ENGLISH Premier Soccer League side, Wolverhampton Wanderers, yesterday hailed Zimbabwean teenager, Tawanda Chirewa, as a talented match winner with the potential to make a difference at the club.
The 19-year-old Chirewa joined the Wolves Under-21 team.
He joined Wolves from Ipswich Town in the Championship and becomes the second player to link-up with James Collins’ side for 2023/24 following the earlier arrival of Matty Whittingham.
Ipswich said they received compensation from Wolves.
“The Club can confirm Tawanda Chirewa has joined Wolverhampton Wanderers, with Town receiving an undisclosed compensation fee.
“After making his Town debut as a 15-year-old in an EFL Trophy clash with Colchester in 2019, Tawanda ultimately made a total of three senior appearances for the Club, all in cup competitions.
“He has now joined Premier League side Wolves, with the Club wishing him well for the future,” said Ipswich in a statement.
Chirewa made his senior debut for Ipswich in November 2019, appearing as a second half substitute against Colchester United in an EFL Trophy group stage fixture.
He became the second youngest player to feature for the Tractor Boys, behind Connor Wickham, aged just 16 years and 31 days old.
In July 2020, Chirewa signed a two-year scholarship deal at Portman Road and was then rewarded with a first professional contract four months later.
Wolves Academy manager for football, Jon Hunter-Barrett, explained how Chirewa has been on the club’s radar for some time and said:
“It’s one that we’re delighted to get over the line.

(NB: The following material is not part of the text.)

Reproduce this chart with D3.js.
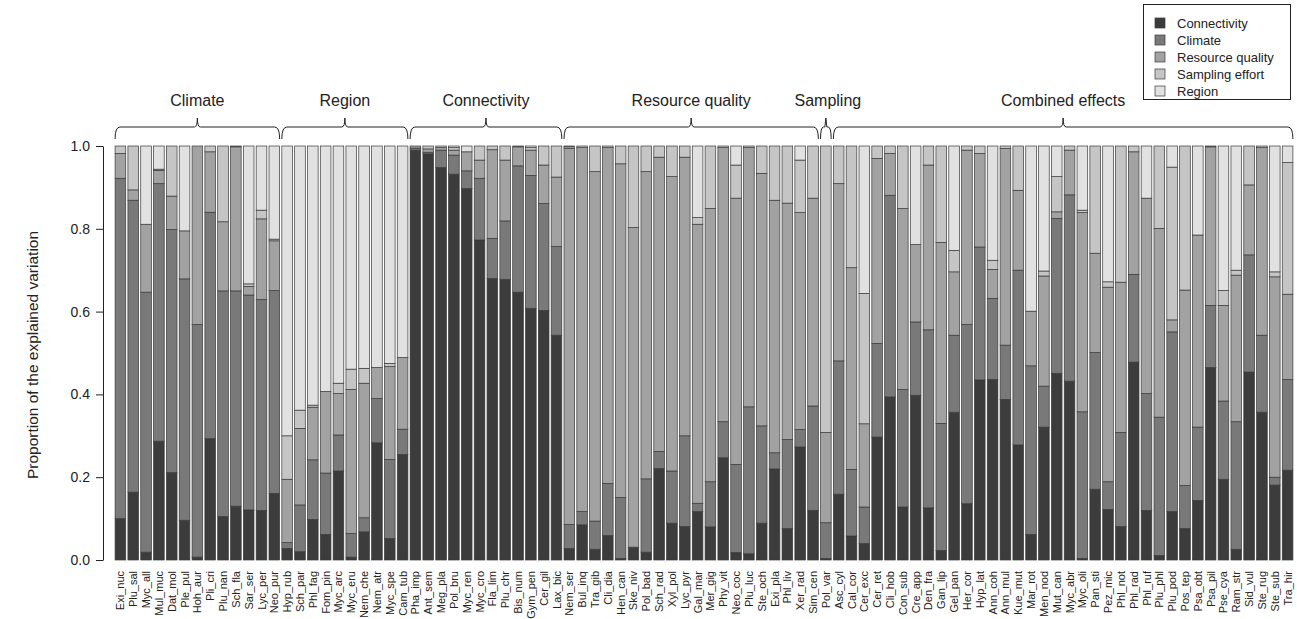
<!DOCTYPE html>
<html>
<head>
<meta charset="utf-8">
<script src="https://cdn.jsdelivr.net/npm/d3@7"></script>
<style>
  body { margin: 0; background: #fff; }
  svg { font-family: "Liberation Sans", Arial, sans-serif; }
</style>
</head>
<body>
<div class="chart"></div>
<script>
// Species in plotting order
const species = [
    "Exi_nuc","Plu_sal","Myc_all","Mul_muc","Dat_mol","Ple_pul","Hoh_aur","Pli_cri","Plu_nan","Sch_fla","Sar_ser","Lyc_per","Neo_pur",
    "Hyp_rub","Sch_par","Phl_fag","Fom_pin","Myc_arc","Myc_eru","Nem_che","Nem_atr","Myc_spe","Cam_tub",
    "Pha_imp","Ant_sem","Meg_pla","Pol_bru","Myc_ren","Myc_cro","Fla_lim","Plu_chr","Bis_num","Gym_pen","Cer_gil","Lax_bic",
    "Nem_ser","Bul_inq","Tra_gib","Cli_dia","Hen_can","Ske_niv","Pol_bad","Sch_rad","Xyl_pol","Lyc_pyr","Gal_mar","Mer_gig","Phy_vit","Neo_coc","Plu_luc","Ste_och","Exi_pla","Phl_liv","Xer_rad","Sim_cen",
    "Pol_var",
    "Asc_cyl","Cal_cor","Cer_exc","Cer_ret","Cli_hob","Con_sub","Cre_app","Den_fra","Gan_lip","Gel_pan","Her_cor","Hyp_lat","Ann_coh","Ann_mul","Kue_mut","Mar_rot","Men_nod","Mut_can","Myc_abr","Myc_oli","Pan_sti","Pez_mic","Phl_not","Phl_rad","Phl_ruf","Plu_phl","Plu_pod","Pos_tep","Psa_obt","Psa_pil","Pse_cya","Ram_str","Sid_vul","Ste_rug","Ste_sub","Tra_hir"
];

// Groups shown with brackets above the bars
const groupNames = ["Climate", "Region", "Connectivity", "Resource quality", "Sampling", "Combined effects"];
const groupSizes = [13, 10, 12, 20, 1, 36];

// Series (bottom to top)
const connectivity = [
    .10,.164,.019,.287,.211,.096,.007,.293,.105,.13,.121,.12,.161,
    .028,.02,.098,.062,.215,.007,.068,.283,.052,.255,
    .99,.981,.948,.932,.897,.773,.68,.678,.647,.608,.603,.543,
    .028,.085,.026,.059,.004,.031,.019,.221,.089,.081,.117,.08,.247,.018,.015,.089,.22,.076,.273,.12,
    .004,
    .159,.058,.04,.297,.394,.128,.398,.126,.023,.357,.136,.435,.436,.388,.278,.062,.321,.451,.432,.004,.171,.122,.081,.478,.12,.011,.117,.076,.144,.465,.195,.026,.454,.357,.181,.217
];
const climate = [
    .822,.705,.628,.622,.587,.583,.562,.547,.545,.52,.519,.509,.49,
    .014,.113,.144,.148,.087,.057,.034,.107,.191,.061,
    .005,.004,.042,.046,.043,.149,.097,.141,.305,.321,.258,.214,
    .058,.032,.068,.126,.147,0,.177,.041,.126,.219,.02,.109,.087,.213,.355,.235,.039,.215,.042,.252,
    .086,
    .322,.161,.088,.226,.487,.284,.177,.43,.307,.186,.433,.321,.196,.131,.422,.407,.099,.374,.45,.354,.33,.067,.227,.212,.282,.334,.434,.104,.177,.15,.189,.308,.283,.186,.019,.219
];
const resource = [
    .06,.025,.164,.032,.081,.116,.431,.146,.167,.348,.021,.195,.12,
    .153,.185,.127,.197,.10,.348,.325,.075,.224,.173,
    .005,.008,.006,.012,.046,.044,.214,.147,.046,.061,.093,.168,
    .908,.879,.844,.811,.806,.772,.742,.711,.711,.673,.674,.66,.662,.643,.626,.61,.61,.571,.524,.502,
    .218,
    .428,.487,.201,.447,.101,.437,.187,.398,.437,.153,.421,.226,.07,.475,.193,.132,.266,.016,.108,.481,.24,.47,.363,.296,.472,.456,.029,.472,.464,.383,.231,.354,.169,.453,.484,.206
];
const sampling = [
    .018,.106,0,.003,.121,0,0,.014,.183,.002,.006,.021,.004,
    .105,.044,.005,0,.025,.049,.036,0,.008,0,
    0,.007,.004,.006,0,.034,.009,.034,.002,.006,.046,.075,
    .004,.004,.062,.004,.043,.197,.062,.027,.074,.027,.016,.151,.004,.08,.004,.066,.131,.138,.127,.126,
    .692,
    .091,.294,.315,.03,.018,.151,0,.046,.233,.052,.01,.018,.022,.006,.107,0,.012,.085,.01,.006,.259,.013,.329,.014,0,.199,.369,.348,0,.002,.036,.012,.094,.004,.012,.318
];
const region = [
    0,0,.189,.056,0,.205,0,0,0,0,.333,.155,.225,
    .70,.638,.626,.593,.573,.539,.537,.535,.525,.511,
    0,0,0,.004,.014,0,0,0,0,.004,0,0,
    .002,0,0,0,0,0,0,0,0,0,.173,0,0,.046,0,0,0,0,.034,0,
    0,
    0,0,.356,0,0,0,.238,0,0,.252,0,0,.276,0,0,.399,.302,.074,0,.155,0,.328,0,0,.126,0,.051,0,.215,0,.349,.30,0,0,.304,.04
];

const seriesNames = ["Connectivity", "Climate", "Resource quality", "Sampling effort", "Region"];
const seriesColors = ["#3c3c3c", "#797979", "#a2a2a2", "#c5c5c5", "#e1e1e1"];
const yTicks = [0, 0.2, 0.4, 0.6, 0.8, 1.0];

const W = 1297, H = 619;
const svg = d3.select(".chart").append("svg")
    .attr("width", W)
    .attr("height", H);

// build table for d3.stack
const keys = ["conn", "clim", "res", "samp", "reg"];
const rows = species.map((s, i) => ({
    name: s, conn: connectivity[i], clim: climate[i], res: resource[i], samp: sampling[i], reg: region[i]
}));
const stacked = d3.stack().keys(keys).offset(d3.stackOffsetExpand)(rows);

const x = d3.scaleBand()
    .domain(species)
    .range([114, 1294])
    .paddingInner(0.17)
    .paddingOuter(0.085);

const y = d3.scaleLinear()
    .domain([0, 1])
    .range([560, 146]);

// bars
svg.append("g").selectAll("g")
    .data(stacked)
    .join("g")
    .attr("fill", (d, i) => seriesColors[i])
    .selectAll("rect")
    .data(d => d)
    .join("rect")
    .attr("x", d => x(d.data.name))
    .attr("y", d => y(d[1]))
    .attr("width", x.bandwidth())
    .attr("height", d => y(d[0]) - y(d[1]))
    .attr("stroke", "#3a3a3a")
    .attr("stroke-width", 0.7);

// y axis
const yAxis = svg.append("g")
    .attr("transform", "translate(103,0)")
    .call(d3.axisLeft(y).tickValues(yTicks).tickFormat(d3.format(".1f")).tickSize(7).tickPadding(6).tickSizeOuter(0));
yAxis.selectAll("text").attr("font-size", 14).attr("fill", "#222").attr("font-family", "Liberation Sans, Arial, sans-serif");
yAxis.select(".domain").attr("stroke", "#222");
yAxis.selectAll(".tick line").attr("stroke", "#222");

svg.append("text")
    .attr("transform", "translate(38,355) rotate(-90)")
    .attr("text-anchor", "middle")
    .attr("font-size", 15.5)
    .attr("fill", "#222")
    .text("Proportion of the explained variation");

// x labels
svg.append("g").selectAll("text")
    .data(species)
    .join("text")
    .attr("transform", d => `translate(${x(d) + x.bandwidth() / 2 + 4},571) rotate(-90)`)
    .attr("text-anchor", "end")
    .attr("font-size", 11)
    .attr("fill", "#222")
    .text(d => d);

// group brackets
let start = 0;
const groups = groupNames.map((g, i) => {
    const first = species[start];
    const last = species[start + groupSizes[i] - 1];
    start += groupSizes[i];
    return { name: g, x0: x(first), x1: x(last) + x.bandwidth() };
});

function bracket(d) {
    const m = (d.x0 + d.x1) / 2;
    const yb = 139, yh = 127, yp = 118, r = 5;
    if (d.x1 - d.x0 < 20) {
        return `M${d.x0},${yb} Q${d.x0},${yh} ${d.x0 + 3},${yh} L${m - 1},${yh} L${m},${yp} L${m + 1},${yh} L${d.x1 - 3},${yh} Q${d.x1},${yh} ${d.x1},${yb}`;
    }
    return `M${d.x0},${yb} Q${d.x0},${yh} ${d.x0 + r},${yh} L${m - 3},${yh} Q${m},${yh} ${m},${yp} Q${m},${yh} ${m + 3},${yh} L${d.x1 - r},${yh} Q${d.x1},${yh} ${d.x1},${yb}`;
}

svg.append("g").selectAll("path")
    .data(groups)
    .join("path")
    .attr("d", bracket)
    .attr("fill", "none")
    .attr("stroke", "#222")
    .attr("stroke-width", 1);

svg.append("g").selectAll("text")
    .data(groups)
    .join("text")
    .attr("x", d => (d.x0 + d.x1) / 2 + (d.name === "Sampling" ? 2 : 0))
    .attr("y", 106)
    .attr("text-anchor", "middle")
    .attr("font-size", 16)
    .attr("fill", "#222")
    .text(d => d.name);

// legend
const lg = svg.append("g");
lg.append("rect")
    .attr("x", 1143.5).attr("y", 4.5)
    .attr("width", 147).attr("height", 95)
    .attr("fill", "#fff").attr("stroke", "#222");
const items = lg.selectAll("g.item")
    .data(seriesNames)
    .join("g")
    .attr("class", "item")
    .attr("transform", (d, i) => `translate(1155,${23 + i * 17})`);
items.append("rect")
    .attr("x", 0).attr("y", -5)
    .attr("width", 10).attr("height", 10)
    .attr("fill", (d, i) => seriesColors[i])
    .attr("stroke", "#3a3a3a")
    .attr("stroke-width", 0.7);
items.append("text")
    .attr("x", 22).attr("y", 5)
    .attr("font-size", 13)
    .attr("fill", "#222")
    .text(d => d);
</script>
</body>
</html>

We’ve been watching Tawanda for a while now, since the age of 16, and monitoring his progress before picking the right opportunity to approach and get him across for his services.
“His key qualities are his handling of the ball in tight areas and an ability to get the team up the pitch to create and score from deep areas.

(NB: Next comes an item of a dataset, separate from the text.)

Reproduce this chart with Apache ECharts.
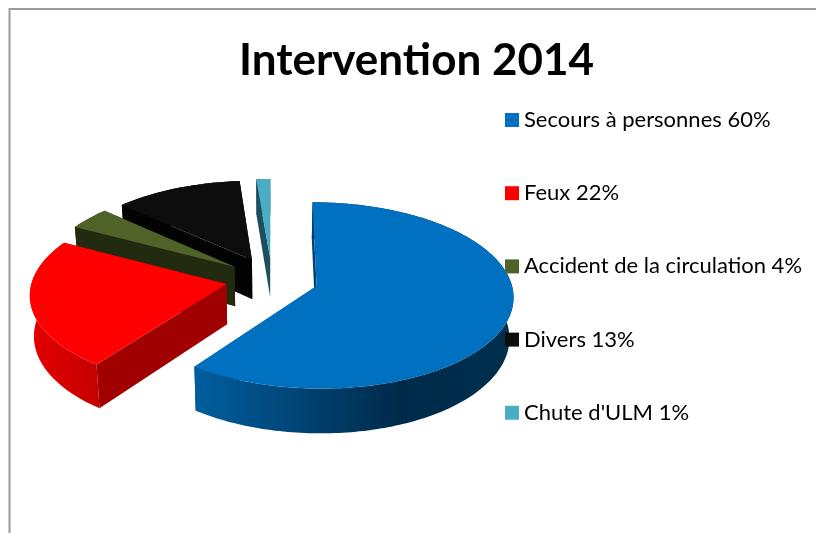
<!DOCTYPE html>
<html>
<head>
<meta charset="utf-8">
<title>Intervention 2014</title>
<style>
html, body { margin: 0; padding: 0; background: #fff; }
#chart { width: 816px; height: 533px; }
</style>
</head>
<body>
<div id="chart"></div>
<script src="https://cdn.jsdelivr.net/npm/echarts@6/dist/echarts.min.js"></script>
<script>
var titleText = 'Intervention 2014';
var categories = ['Secours à personnes', 'Feux', 'Accident de la circulation', 'Divers', "Chute d'ULM"];
// what the legend says
var percentLabels = [60, 22, 4, 13, 1];
// slice sizes as measured on the drawn pie, they differ a little from the labels
var values = [60.1, 22.7, 4, 11.9, 1.3];

// top, radial wall, rim colours (rim goes left to right)
var topColors = ['#0070c0', '#ff0000', '#4f6228', '#0d0d0d', '#4bacc6'];
var wallColors = ['#003f6e', '#a00000', '#222a10', '#030303', '#1f4e5f'];
var rimColors = [
  [[0, '#005f9f'], [0.64, '#002a4a'], [1, '#00304f']],
  [[0, '#e40000'], [1, '#c40000']],
  [[0, '#222a10'], [1, '#222a10']],
  [[0, '#030303'], [1, '#030303']],
  [[0, '#1f4e5f'], [1, '#1f4e5f']]
];

// the fake 3d view
var cx = 272, cy = 279.2, rx = 194, ry = 90.8;
var persp = 0.1, explode = 0.24, depth = 40, bottomScale = 0.983;

var total = values.reduce(function (a, b) { return a + b; }, 0);

function project(sliceU, sliceV, r, ang, lower) {
  var U = sliceU + r * Math.sin(ang);
  var V = sliceV + r * Math.cos(ang);
  var k = 1 / (1 + persp * V);
  var x = rx * U * k;
  var y = -ry * V * k;
  if (lower) {
    x = x * bottomScale;
    y = y + depth * k;
  }
  return [cx + x, cy + y];
}

function makeRender(idx) {
  var before = 0;
  for (var i = 0; i < idx; i++) before += values[i];
  return function (params, api) {
    var a0 = before / total * Math.PI * 2;
    var a1 = (before + api.value(0)) / total * Math.PI * 2;
    var mid = (a0 + a1) / 2;
    var su = explode * Math.sin(mid), sv = explode * Math.cos(mid);

    var topArc = [], lowArc = [];
    var n = Math.max(2, Math.ceil((a1 - a0) / 0.02));
    for (var j = 0; j <= n; j++) {
      var a = a0 + (a1 - a0) * j / n;
      topArc.push(project(su, sv, 1, a, false));
      lowArc.push(project(su, sv, 1, a, true));
    }
    var apexTop = project(su, sv, 0, 0, false);
    var apexLow = project(su, sv, 0, 0, true);

    var stops = rimColors[idx].map(function (s) { return { offset: s[0], color: s[1] }; });
    return {
      type: 'group',
      children: [
        { type: 'polygon', shape: { points: [apexTop, apexLow, lowArc[0], topArc[0]] }, style: { fill: wallColors[idx] } },
        { type: 'polygon', shape: { points: [apexTop, apexLow, lowArc[n], topArc[n]] }, style: { fill: wallColors[idx] } },
        {
          type: 'polygon',
          shape: { points: topArc.concat(lowArc.slice().reverse()) },
          style: { fill: { type: 'linear', x: 0, y: 0, x2: 1, y2: 0, colorStops: stops } }
        },
        { type: 'polygon', shape: { points: [apexTop].concat(topArc) }, style: { fill: topColors[idx] } }
      ]
    };
  };
}

var legendNames = categories.map(function (c, i) { return c + ' ' + percentLabels[i] + '%'; });

// back slices are painted first
var series = [];
for (var s = categories.length - 1; s >= 0; s--) {
  series.push({
    type: 'custom',
    name: legendNames[s],
    coordinateSystem: 'none',
    silent: true,
    animation: false,
    itemStyle: { color: topColors[s] },
    renderItem: makeRender(s),
    data: [[values[s]]]
  });
}

var chart = echarts.init(document.getElementById('chart'));
chart.setOption({
  backgroundColor: '#ffffff',
  animation: false,
  title: {
    text: titleText,
    left: 234,
    top: 34,
    textStyle: { fontFamily: 'Lato', fontWeight: 'bold', fontSize: 44, color: '#000' }
  },
  legend: {
    data: legendNames,
    orient: 'vertical',
    left: 505,
    top: 109,
    padding: 0,
    icon: 'rect',
    itemWidth: 14,
    itemHeight: 14,
    itemGap: 51.2,
    selectedMode: false,
    textStyle: { fontFamily: 'Lato', fontSize: 22, color: '#000', lineHeight: 14, padding: 0 }
  },
  graphic: [{
    type: 'polyline',
    shape: { points: [[9.5, 533], [9.5, 9], [816, 9]] },
    style: { stroke: '#9b9b9b', lineWidth: 2, fill: null }
  }],
  series: series
});
</script>
</body>
</html>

“As always, with one of our key strategies of looking at loan opportunities for our players at the right time, the departures of Harvey (Griffiths) and Alfie (Pond) and steady progression of one or two others into the first-team squad, it was important we strengthened our under-21s to ensure they have the ability to compete throughout the season.”
Head of UK academy recruitment, Harry Hooman, added:
“Tawanda is someone we have liked and monitored for a long time, dating back to when he was an under-16. Although nothing happened at the time, we continued to monitor his development closely over the last few seasons.
“He is an athletic, talented player with the ability to score and create goals. He wants to get on the ball and is not afraid to take responsibility and take risks to make things happen.
“We feel he has the attributes and potential to do well for us both in the short and long-term. This is a fresh challenge for him and we are excited to see him kick on again with us.”